Gaurav: It was monsoon when we were shooting and the places we were shooting in, I remember, this entire area was water-logged… the lawn and approach to the house. We could hardly hear each other speak. So, the rain posed a huge challenge. That was the climax as well.

Who are your favourite actors out of the many actors who portrayed the characters you are playing on screen?

Gaurav: There are so many but I think Maqbool is the greatest. I think Vishal Bhardwaj made great adaptations and with Irrfan Khan playing the role, there is hardly anything one can say about his approach. Throne of Blood is the first film adaptation of Macbeth that I ever saw. I was a student at FTII then.

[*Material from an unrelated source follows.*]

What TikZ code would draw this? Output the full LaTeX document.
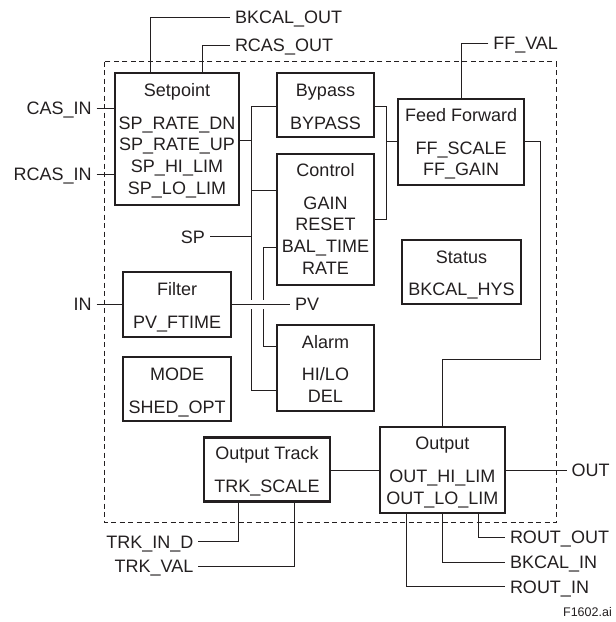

Toshiro Mifune’s portrayal of Washizu aka Macbeth in Akira Kurosawa’s masterpiece of a film has stayed with me.

Completion: Once I saw a BBC feature film where the character of Duncan seemed very interesting to me… Laurence Olivier’s Macbeth and Pankaj Kapur in Maqbool.

Which character of Macbeth interests you the most?

Completion: The character of Lady Macbeth has always been very interesting, whenever I saw different versions of Macbeth.

Gaurav: Definitely, Lady Macbeth! Lady Macbeth is the most intriguing character of Macbeth and it is such a layered one. The layers the character has and the way it has been portrayed in so many adaptations!

Kamaleswar, you have a theatre background. What do you enjoy most — Shakespeare on stage or screen?

The stage gives a different point of view and a lot of things are left to imagination which widens the audience’s vision. At the same time, when we picturise, we get to see from the directorial point of view. It depends on how the director is seeing the film and showing the film to the audience. It gets two different shapes. A lot of plays have been made into films. The play production of Amadeus by Peter Shaffer excited me when I saw it as a play production and excited me differently as a film.